Project Overview
Annual Reports
Commodities
Practices
- Animal Production: manure management
- Crop Production: nutrient cycling, organic fertilizers
- Education and Training: demonstration
- Energy: bioenergy and biofuels, energy conservation/efficiency
- Pest Management: compost extracts
- Production Systems: holistic management
- Soil Management: nutrient mineralization
- Sustainable Communities: food loss and waste recovery/reduction
Abstract:
This project studied the application of biodigestion on small farms to convert organic waste into bioenergy and biofertilizers. The first goal of this project was to measure and analyses potential feedstocks for biodigestion on small farms. These included organic wastes from a local small farm, biodiesel production byproducts, and food waste from local schools and restaurants. The second goal of this project was to demonstrate a functional biodigester to the small farming community. This included both demonstration of biodigestion, as well as biogas storage, cleanup, and usage. To complete this goal, a small-farm-scale biodigester was constructed for demonstration and usage.
Introduction
The purpose of this project was to study the potential applications of bioenergy and biofertilizer production on small farms. The US EPA AgStar program outlines the bioenergy opportunities in the US for larger livestock operations (US EPA). Bioenergy options, however, are not just for large farms and cities. On the contrary, these emerging renewable energies must ensure economic benefits for family farms and rural communities (Wilkie, 2007). There are many small farms in the US that could produce bioenergy and biofertilizer from the variety of different organic wastes they produce. This project will study these different feedstocks and demonstrate the feasibility of biodigestion on small farms.

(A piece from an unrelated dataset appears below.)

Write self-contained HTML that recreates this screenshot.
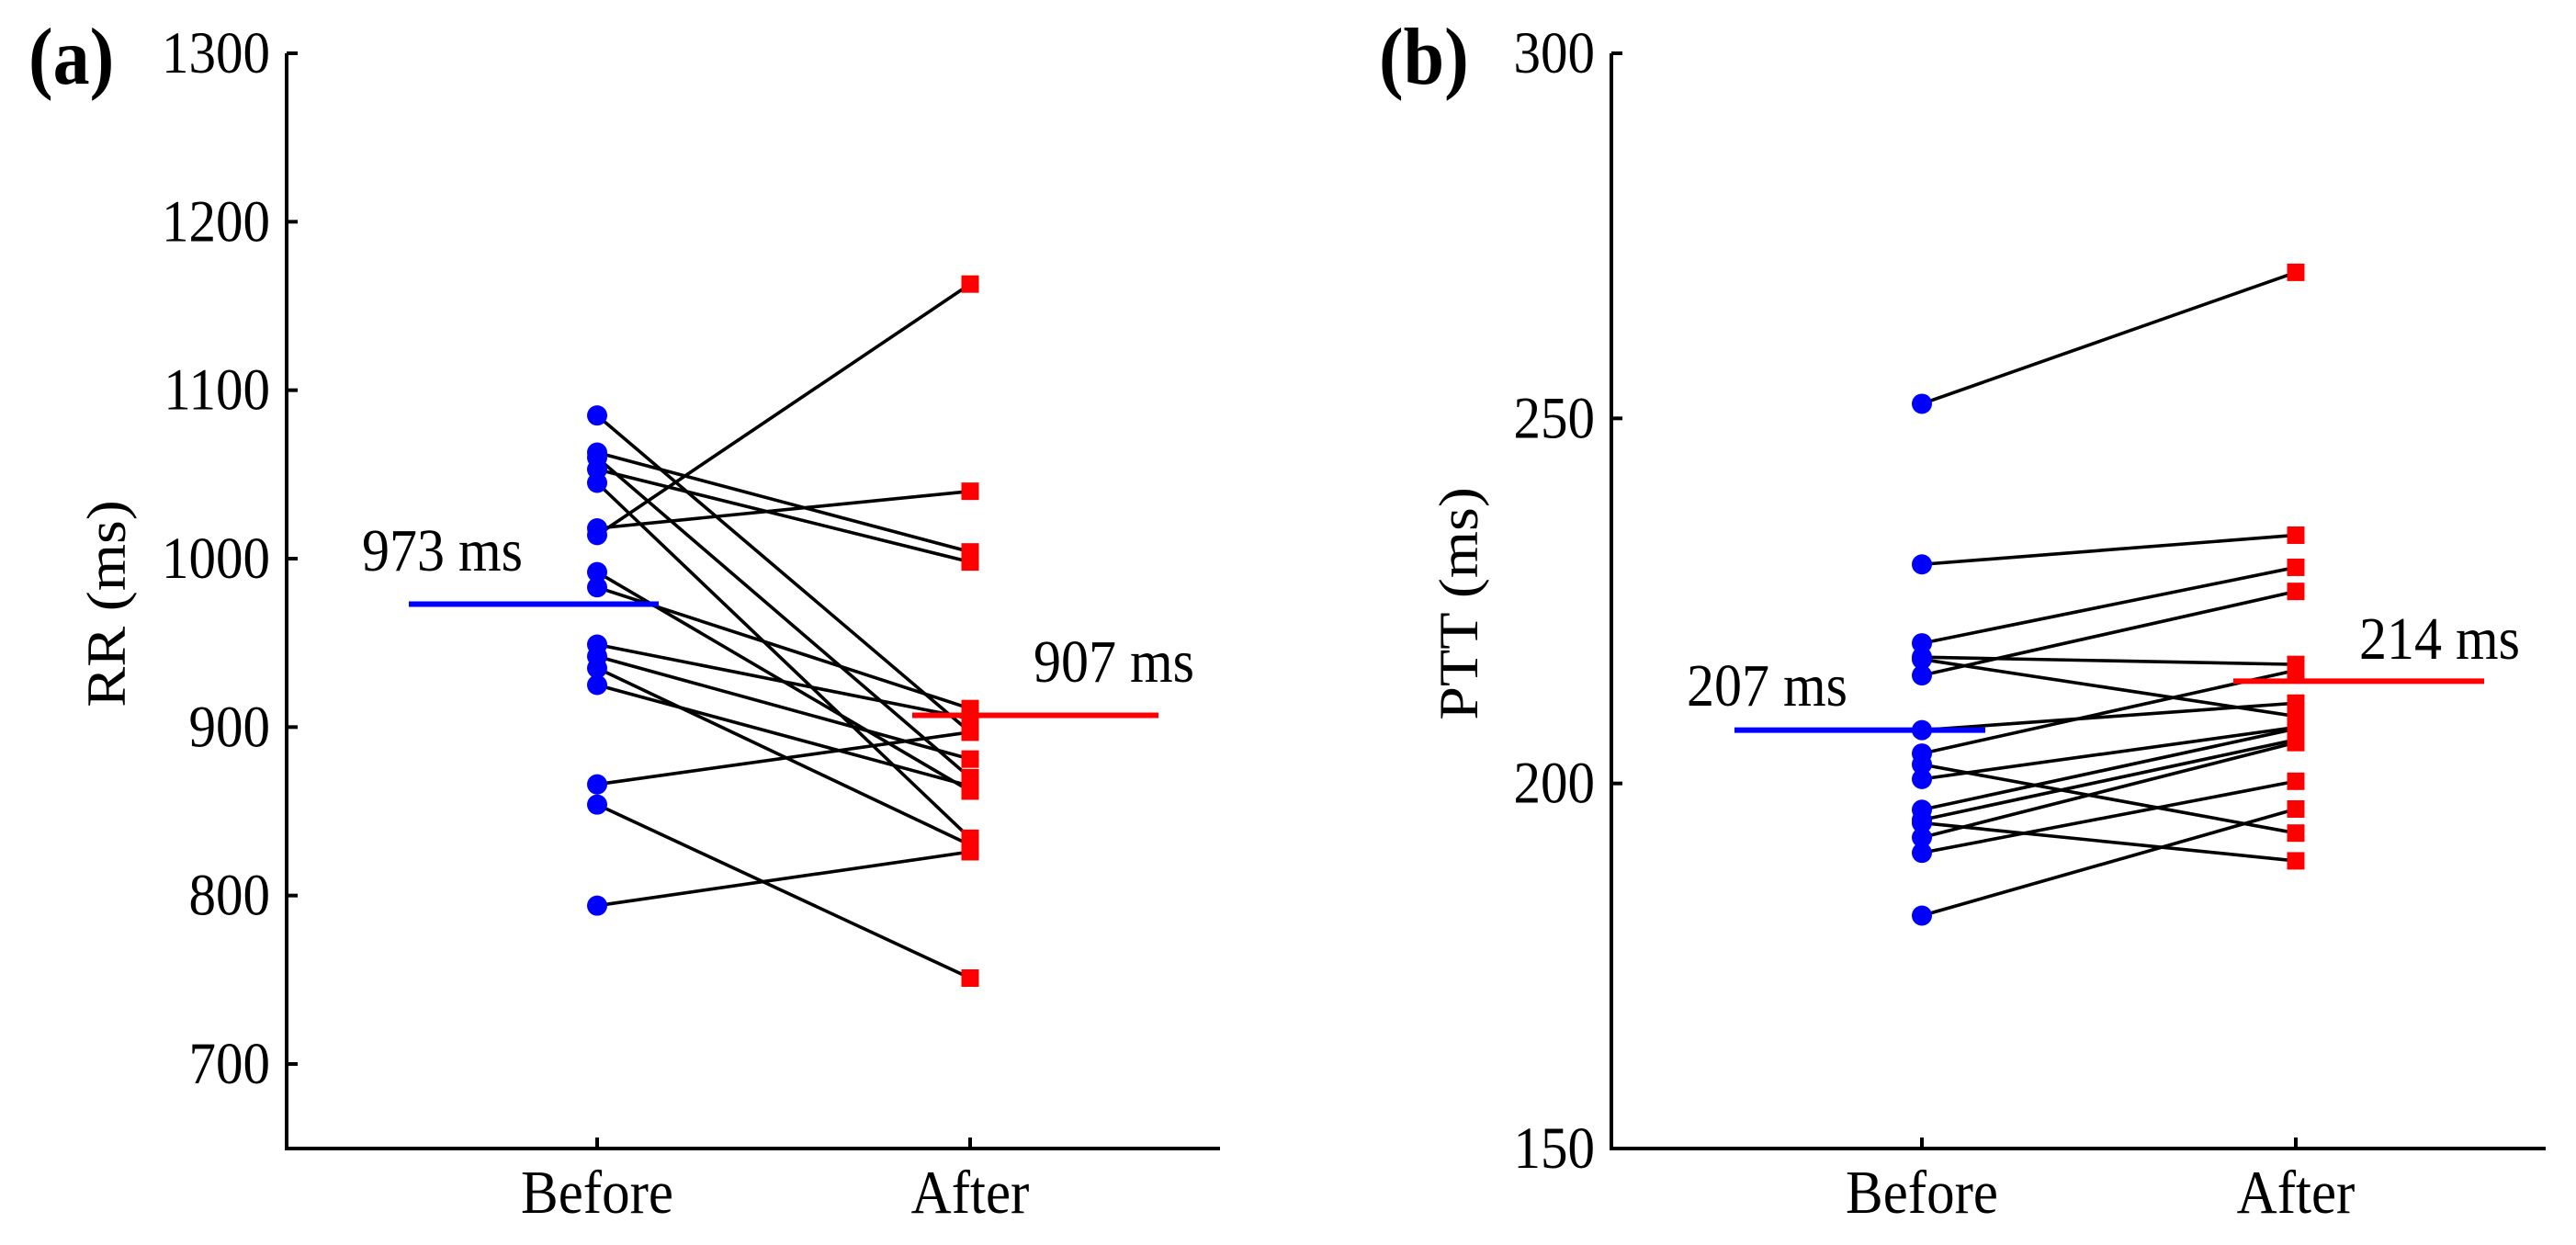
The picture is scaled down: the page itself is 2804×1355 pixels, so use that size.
<!DOCTYPE html>
<html><head><meta charset="utf-8"><style>
html,body{margin:0;padding:0;background:#fff;}
svg{display:block;font-family:"Liberation Serif",serif;}
</style></head><body>
<svg id="chart" width="2804" height="1355" viewBox="0 0 2804 1355" xmlns="http://www.w3.org/2000/svg">
<g id="pa"></g>
<g id="pb"></g>
</svg>
<script>
const groups = ["Before", "After"];
const rrBefore = [1085,1063,1060,1053,1045,1018,1014,992,983,949,942,935,925,866,854,794];
const rrAfter  = [897,1004,870,998,834,1040,1163,862,911,905,881,830,865,897,751,826];
const rrMeans = [973, 907];
const rrTicks = [700,800,900,1000,1100,1200,1300];
const pttBefore = [252,230,219.2,217.3,217,214.8,207.3,204.1,202.6,200.6,196.4,195,194.6,192.6,190.5,181.9];
const pttAfter  = [270,234,229.6,216.3,209.2,226.3,211,215.5,193.2,207.7,207.5,206,189.4,205.6,200.3,196.5];
const pttMeans = [207.3, 214];
const pttTicks = [150,200,250,300];

const NS = "http://www.w3.org/2000/svg";
const SY = 1.1;
function mk(parent, tag, attrs, text){
  const e = document.createElementNS(NS, tag);
  for (const k in attrs) e.setAttribute(k, attrs[k]);
  if (text !== undefined) e.textContent = text;
  parent.appendChild(e);
  return e;
}
function txt(parent, x, y, size, anchor, str, extra){
  const a = Object.assign({x:0, y:0, "font-size":size, "text-anchor":anchor, transform:`translate(${x} ${y}) scale(1 ${SY})`}, extra || {});
  return mk(parent, "text", a, str);
}

function panel(g, cfg){
  const {axX, axRight, yTop, yBot, vTop, vBot, bx, ax, before, after, means, ticks, ylabel, ylx, tag, tagx, meanBlue, meanRed, lbl1, lbl2} = cfg;
  const y = v => yTop + (vTop - v) / (vTop - vBot) * (yBot - yTop);
  const xs = [bx, ax];
  let e = mk(g, "line", {x1:axX, y1:yTop, x2:axX, y2:1250, stroke:"#000", "stroke-width":4});
  
  
  e = mk(g, "line", {x1:axX-2, y1:1250, x2:axRight, y2:1250, stroke:"#000", "stroke-width":4});
  
  
  ticks.forEach(t => {
    const yy = y(t);
    let l = mk(g, "line", {x1:axX, y1:yy, x2:axX+12, y2:yy, stroke:"#000", "stroke-width":4});
    
    
    let tx = txt(g, axX-18, yy+21, 59, "end", String(t));
    
    
  });
  groups.forEach((name, i) => {
    let l = mk(g, "line", {x1:xs[i], y1:1250, x2:xs[i], y2:1238, stroke:"#000", "stroke-width":4});
    
    
    let tx = txt(g, xs[i], 1320, 61, "middle", name);
    
    
  });
  let yl = mk(g, "text", {x:0, y:0, "font-size":60, "text-anchor":"middle", transform:`translate(${ylx+20} 657) rotate(-90) scale(${SY} 1)`}, ylabel);
  
  
  let tg = txt(g, tagx, 91, 80, "start", tag, {"font-weight":"bold"});
  
  
  before.forEach((b, i) => {
    let l = mk(g, "line", {x1:bx, y1:y(b), x2:ax, y2:y(after[i]), stroke:"#000", "stroke-width":3.6});
    
    
  });
  before.forEach(b => {
    let c = mk(g, "circle", {cx:bx, cy:y(b), r:11, fill:"#0000ff"});
    
    
  });
  after.forEach(a => {
    let r = mk(g, "rect", {x:ax-9.5, y:y(a)-9.5, width:19, height:19, fill:"#ff0000"});
    
    
  });
  let m1 = mk(g, "line", {x1:meanBlue[0], y1:y(means[0]), x2:meanBlue[1], y2:y(means[0]), stroke:"#0000ff", "stroke-width":6});
  
  
  let m2 = mk(g, "line", {x1:meanRed[0], y1:y(means[1]), x2:meanRed[1], y2:y(means[1]), stroke:"#ff0000", "stroke-width":6});
  
  
  let t1 = txt(g, lbl1[0], lbl1[1], 60, "start", Math.round(means[0]) + " ms");
  
  
  let t2 = txt(g, lbl2[0], lbl2[1], 60, "start", Math.round(means[1]) + " ms");
  
  
}

panel(document.getElementById("pa"), {
  axX:312, axRight:1328, yTop:58, yBot:1158, vTop:1300, vBot:700,
  bx:650, ax:1056, before:rrBefore, after:rrAfter, means:rrMeans, ticks:rrTicks,
  ylabel:"RR (ms)", ylx:116, tag:"(a)", tagx:31,
  meanBlue:[445,717], meanRed:[993,1261], lbl1:[394,621], lbl2:[1125,742]
});
panel(document.getElementById("pb"), {
  axX:1754, axRight:2771, yTop:58, yBot:1250, vTop:300, vBot:150,
  bx:2092, ax:2499, before:pttBefore, after:pttAfter, means:pttMeans, ticks:pttTicks,
  ylabel:"PTT (ms)", ylx:1588, tag:"(b)", tagx:1501,
  meanBlue:[1888,2161], meanRed:[2431,2704], lbl1:[1836,768], lbl2:[2568,717]
});
</script>
</body></html>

The process of anaerobic digestion, or biodigestion, has occurred naturally for millions of years. It is essentially the microbial decomposition of organic material in the absence of oxygen. As the material breaks down, methane is released. Under controlled conditions, this methane can be captured and used as an energy source (Wilkie, 2008). Biogas, as the gaseous product is termed, is composed largely of methane, and is a readily usable fuel that can be burned directly for cooking or heating water. Biogas can contain hydrogen sulfide that can cause problems for equipment using biogas. It may be necessary to remove this hydrogen sulfide prior to use. A simple technique is to use steel wool or iron-impregnated woodchips to scrub the hydrogen sulfide from the biogas. Biodigestion also produces a liquid and solid effluent. Because the bacterial metabolism consumes only the carbonaceous component of the material, the nutrients from the organic material remain within the effluent as a high-quality organic fertilizer (Arnott, 1985). Biodigestion captures both energy and nutrients from organic materials using a natural process that requires little to no input of energy and chemicals.

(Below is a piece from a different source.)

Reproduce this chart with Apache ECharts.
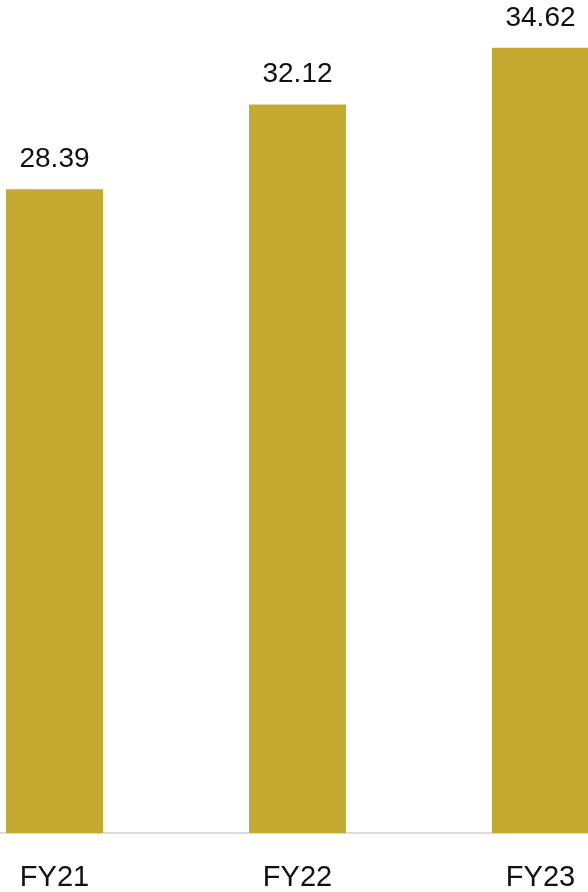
<!DOCTYPE html>
<html><head><meta charset="utf-8">
<script src="https://cdn.jsdelivr.net/npm/echarts@6/dist/echarts.min.js"></script>
<style>html,body{margin:0;padding:0;background:#fff;}#c{width:588px;height:892px;}</style>
</head><body><div id="c"></div>
<script>
var categories = ['FY21', 'FY22', 'FY23'];
var values = [28.39, 32.12, 34.62];

var chart = echarts.init(document.getElementById('c'), null, {renderer: 'canvas'});
chart.setOption({
  animation: false,
  grid: [
    {left: 54.5, right: 47.5, top: 0, bottom: 59, containLabel: false},
    {left: 0, right: 0, top: 0, bottom: 59, containLabel: false}
  ],
  xAxis: [{
    type: 'category',
    gridIndex: 0,
    data: categories,
    boundaryGap: false,
    axisLine: {show: false},
    axisTick: {show: false},
    axisLabel: {color: '#111', fontSize: 29, fontFamily: 'Liberation Sans, Arial, sans-serif', margin: 30}
  }, {
    type: 'category',
    gridIndex: 1,
    data: [''],
    axisLine: {show: true, lineStyle: {color: '#dcdcdc', width: 2}},
    axisTick: {show: false},
    axisLabel: {show: false}
  }],
  yAxis: [{
    type: 'value', gridIndex: 0, min: 0, max: 36.73,
    show: false, splitLine: {show: false}
  }, {
    type: 'value', gridIndex: 1, min: 0, max: 1,
    show: false, splitLine: {show: false}
  }],
  series: [{
    type: 'bar',
    xAxisIndex: 0, yAxisIndex: 0,
    data: values,
    barWidth: 97,
    clip: false,
    z: 3,
    itemStyle: {color: '#C5A830'},
    label: {
      show: true, position: 'top', distance: 16,
      color: '#111', fontSize: 28, fontFamily: 'Liberation Sans, Arial, sans-serif',
      formatter: function (p) { return p.value.toFixed(2); }
    }
  }]
});
</script></body></html>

Nearly any type of organic material can be used as a feedstock for biodigestion. Small farms produce significant amounts of organic wastes, such as culled vegetables, crop residues, processing waste, and animal manure. Currently most of these wastes on small farms are composted, land applied, or hauled off-site. Through biodigestion of these wastes, both the energy and nutrients from the waste are captured and recycled for use on the farm. The variety of organic material available for biodigestion means that biodigestion can benefit every small farm. Along with plant and animal wastes, byproducts of biodiesel production, including glycerol and washwater, are potential feedstocks for biodigestion for small farms that produce their own biodiesel. In addition, organic wastes from the community can be brought onto the farm for additional production of biogas and biofertilizer, including food waste from schools or restaurants or biodiesel byproducts from community producers. The first goal of this project (Objective 1) is to study and analyze potential feedstocks for small-farm biodigestion. In order to accomplish this goal, waste audits were conducted at a variety of locations to determine the amount and type of organic waste that is generated. Samples of these materials were analyzed to estimate methane production potential.

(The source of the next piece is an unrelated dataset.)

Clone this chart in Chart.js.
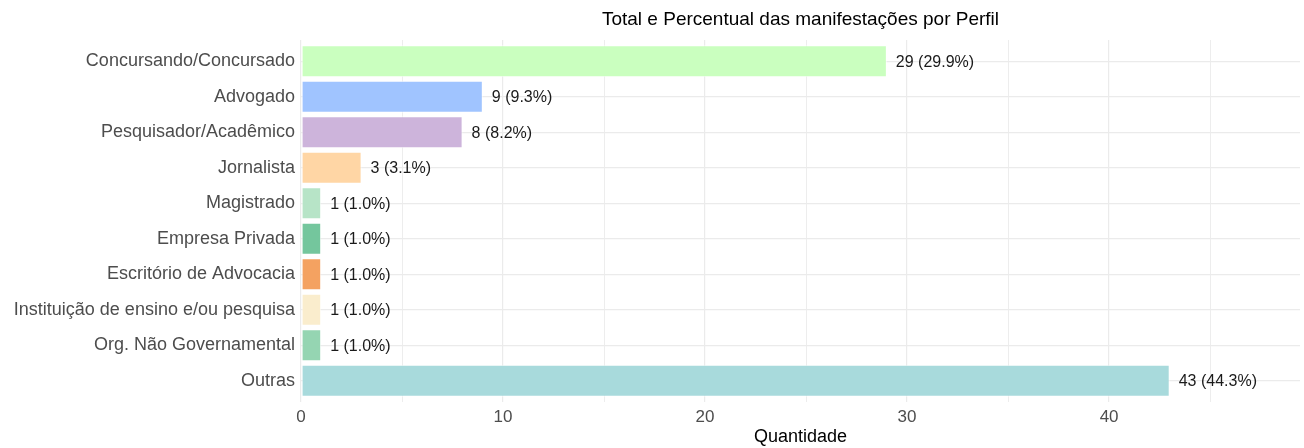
<!DOCTYPE html>
<html>
<head>
<meta charset="utf-8">
<script src="https://cdn.jsdelivr.net/npm/chart.js@4/dist/chart.umd.min.js"></script>
<style>
  html, body { margin: 0; padding: 0; background: #ffffff; }
  #wrap { width: 1304px; height: 448px; position: relative; }
</style>
</head>
<body>
<div id="wrap"><canvas id="c" width="1304" height="448"></canvas></div>
<script>
const categories = [
  "Concursando/Concursado",
  "Advogado",
  "Pesquisador/Acadêmico",
  "Jornalista",
  "Magistrado",
  "Empresa Privada",
  "Escritório de Advocacia",
  "Instituição de ensino e/ou pesquisa",
  "Org. Não Governamental",
  "Outras"
];
const counts = [29, 9, 8, 3, 1, 1, 1, 1, 1, 43];
const percents = [29.9, 9.3, 8.2, 3.1, 1.0, 1.0, 1.0, 1.0, 1.0, 44.3];
const barColors = [
  "#CAFFBF", "#A0C4FF", "#CDB4DB", "#FFD6A5", "#B7E4C7",
  "#74C69D", "#F4A261", "#FAEDCD", "#95D5B2", "#A8DADC"
];
const xTickValues = [0, 5, 10, 15, 20, 25, 30, 35, 40, 45];
const xLabelValues = [0, 10, 20, 30, 40];

const FONT = "'Liberation Sans', Arial, sans-serif";

const valueLabels = {
  id: 'valueLabels',
  afterDatasetsDraw(chart) {
    const ctx = chart.ctx;
    const meta = chart.getDatasetMeta(0);
    ctx.save();
    ctx.font = "16px " + FONT;
    ctx.fillStyle = "#1a1a1a";
    ctx.textAlign = "left";
    ctx.textBaseline = "middle";
    meta.data.forEach((bar, i) => {
      const txt = counts[i] + " (" + percents[i].toFixed(1) + "%)";
      ctx.fillText(txt, bar.x + 9, bar.y + 1);
    });
    ctx.restore();
  }
};

new Chart(document.getElementById('c'), {
  type: 'bar',
  data: {
    datasets: [{
      data: counts.map((v, i) => ({ x: v, y: i })),
      backgroundColor: barColors,
      borderColor: "rgba(255,255,255,0.7)",
      borderWidth: 1,
      borderSkipped: false,
      barPercentage: 0.9,
      categoryPercentage: 1.0
    }]
  },
  options: {
    indexAxis: 'y',
    responsive: false,
    animation: false,
    devicePixelRatio: 1,
    layout: { padding: { left: 0, right: 4, top: 0, bottom: 0 } },
    plugins: {
      legend: { display: false },
      tooltip: { enabled: false },
      title: {
        display: true,
        text: "Total e Percentual das manifestações por Perfil",
        fullSize: false,
        color: "#000000",
        font: { family: FONT, size: 19, weight: 'normal' },
        padding: { top: 8.6, bottom: 8.6 }
      }
    },
    scales: {
      x: {
        type: 'linear',
        position: 'bottom',
        min: 0,
        max: 49.45,
        afterBuildTicks(scale) {
          scale.ticks = xTickValues.map(v => ({ value: v }));
        },
        afterFit(scale) { scale.height = 46; },
        grid: {
          color: "#ebebeb",
          lineWidth: (c) => (c.tick && c.tick.value % 10 === 0) ? 1.2 : 0.9,
          drawTicks: false
        },
        border: { display: false },
        ticks: {
          padding: 5,
          color: "#4d4d4d",
          font: { family: FONT, size: 17 },
          maxRotation: 0,
          autoSkip: false,
          callback: (v) => xLabelValues.includes(v) ? String(v) : ''
        },
        title: {
          display: true,
          text: "Quantidade",
          color: "#000000",
          font: { family: FONT, size: 18 },
          padding: { top: 0, bottom: 0 }
        }
      },
      y: {
        type: 'linear',
        reverse: true,
        offset: false,
        min: -0.6,
        max: 9.6,
        afterBuildTicks(scale) {
          scale.ticks = categories.map((_, i) => ({ value: i }));
        },
        afterFit(scale) { scale.width = 301; },
        grid: {
          color: "#ebebeb",
          lineWidth: 1.2,
          drawTicks: false,
          offset: false
        },
        border: { display: false },
        ticks: {
          padding: 6,
          color: "#4d4d4d",
          font: { family: FONT, size: 18 },
          autoSkip: false,
          callback: (v) => categories[v] !== undefined ? categories[v] : ''
        }
      }
    }
  },
  plugins: [valueLabels]
});
</script>
</body>
</html>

Demonstrating the feasibility of on-farm biodigestion will make great strides towards the implementation of this sustainable technology on small farms in the region. Therefore, the second goal (Objectives 2 and 3) was to construct and demonstrate a functioning small-farm-scale biodigester with integrated biogas storage and clean-up to remove hydrogen sulfide. By giving small farmers the opportunity to see biodigestion with a reactor that can be replicated on their own farms, these farmers will be more likely to adapt this technology.
Project objectives:
- Determine biogas potential of various organic wastes produced by small farms.
Demonstrate effective methods of biogas clean-up and storage.
Demonstrate a functioning biogas reactor and storage system to the small-farm community.